*** (original) (raw)
Моя бабушка не верит в войну. Ей скоро девяносто. Недавно она собиралась в парикмахерскую, ехать по обычно сонному украинскому городку N на такси, потом красить волосы в палевый блонд, как в молодости. Но все водители такси и парикмахеры уже стояли в шестичасовой военной очереди за хлебом, и визит в салон не удался.
Городок N имеет несколько десятков тысяч населения. Это в основном пенсионеры, а также мелкие дети и их родители, причем детей явно больше, чем всех остальных. В городке N хорошие детские сады и школы. Еще там тихо и зелено, и иногда кажется, что все гуляют целыми днями, если не с детьми, то с собаками, друзьями или просто так. Когда мне было семь лет, можно было самой придти от школы домой к бабушке на обед и не заблудиться. Когда мне было двенадцать, можно было уйти гулять с друзьями почти на всю ночь, и ни мне, ни маме за меня не было страшно. Когда моей дочери было четыре, можно было выпустить ее на площадку, окруженную высокими деревьями, и смотреть на нее из окна или издалека, беседуя с соседкой.
Городок N обстреливают российские танки. Даже моя глухая бабушка это слышит.
Наверное, когда тебе девяносто, ты уже не очень веришь в смерть от вражеской пули. Смерть уже как бы почти везде, немного в больных ногах, немного в сломанном позвоночнике. Но, кажется, что врядли в миномете, который привезли с собой россияне. Поэтому мою бабушку трудно убедить отойти от окон. Ее также невозможно убедить уехать.
Российская армия сделала так, что в городок N месяц не было поставок. Я даже не знаю, назвать ли это осадой? Они просто убивали людей на всех окрестных дорогах. Просто разрушали дома во всех близлежащих городах. Просто посылали ракеты во все центры снабжения и большие больницы. Просто делали все те простые вещи, которые российская армия делает в Украине.

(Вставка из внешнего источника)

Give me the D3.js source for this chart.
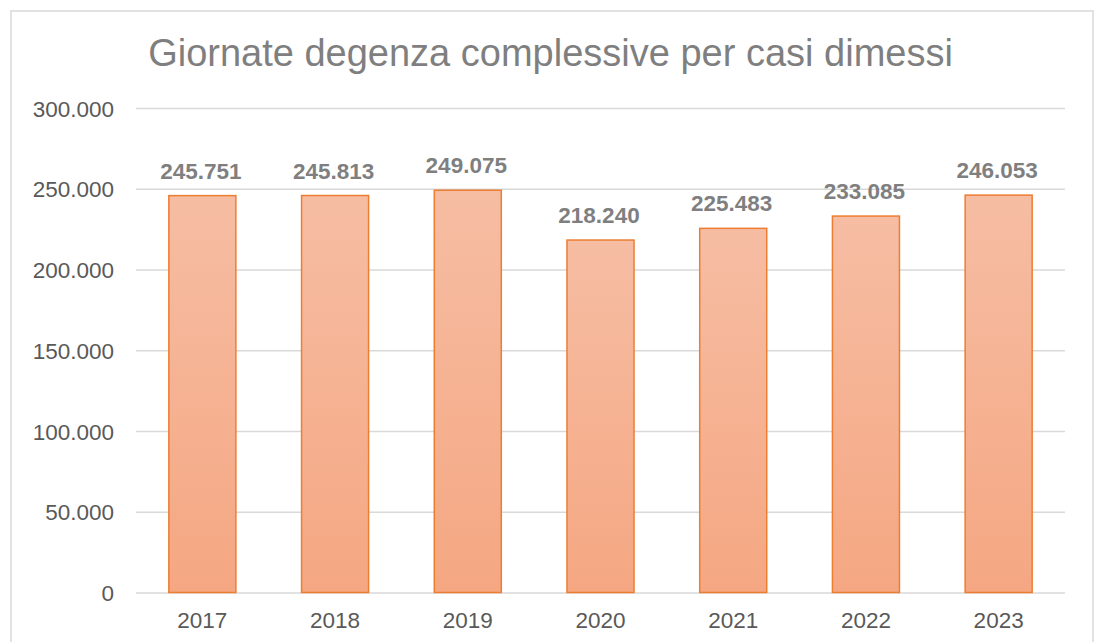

Россияне вообще, видимо, очень простые по натуре люди. Им говорят: иди убивай, и они идут. А потом они нам говорят: это не наш российский танк убил ваших мирных украинцев, подумаешь, что вы все видели с трех метров - нам в телевизор лучше все видно. И почему вообще вы такие раздраженные, украинцы? Это нацисты вас науськали или НАТО? Как-будто вы нас, россиян, недолюбливаете. Простые, искренние российские люди.
Спустя месяц войны та же российская армия притарабанила в городок N своих раненых. Положите наших раненых военных, которые убивали ваших гражданских и разрушали ваши дома, в вашу больницу, попросили простые российские военные. Украинцы, вы же - хорошие люди? Но в городке N уже не было шприцов и еды, и даже очередей уже не было, потому что не за чем было стоять. Все ждали капусты, которая еще не выросла. Поэтому российских раненых никуда не положили.
Тогда россияне решили, что городок N должен сдаться, стать частью России, или пасть. Куда пасть, куда сдаться, удивились сонно-мирные жители города? Мы тут живем. У нас нулевой уровень преступности, хорошее образование на трех языках, два из которых украинский и русский, и цветущие сады за городом в теплое время года. А еще грибы, театр, институт, фестиваль и рыбалка. А у вас что, кроме раненых? Лучше сдавайтесь вы к нам, у нас жить лучше.
Приблизительно так начались бои за городок N. У пенсионеров и отцов детей городка N из оружия в основном лопаты, они все заядлые дачники и умеют копать. Они перекопали полгорода. Потом еще полгорода. У российских солдат танки и минометы. В ответ они решили перестрелять полгорода, а потом еще полгорода, но не очень прицельно, с дальнего расстояния. Горожане в ответ спрятались в подвалах и том, что выкопали.
Я сижу за пределами городка N и жду, кто победит, чтобы не ждать, кто погибнет. Кто-то уже погиб, я наверняка их знаю, или знаю того, кто знает их. Но пока нет точных имен и цифр, можно делать вид, что мне шесть или двенадцать, и я все еще могу пройти по городку N в любое время суток ничего не опасаясь, и со стопроцентной вероятностью придти домой целиком. Делать вид, что на городок N не напали еще простые российские солдаты с простыми российскими офицерами, которых поддерживает в их простых убийствах и погромах простой российский народ. И что бабушка все еще ждет меня на обед в доме с занавесками между музыкальной школой и лесом.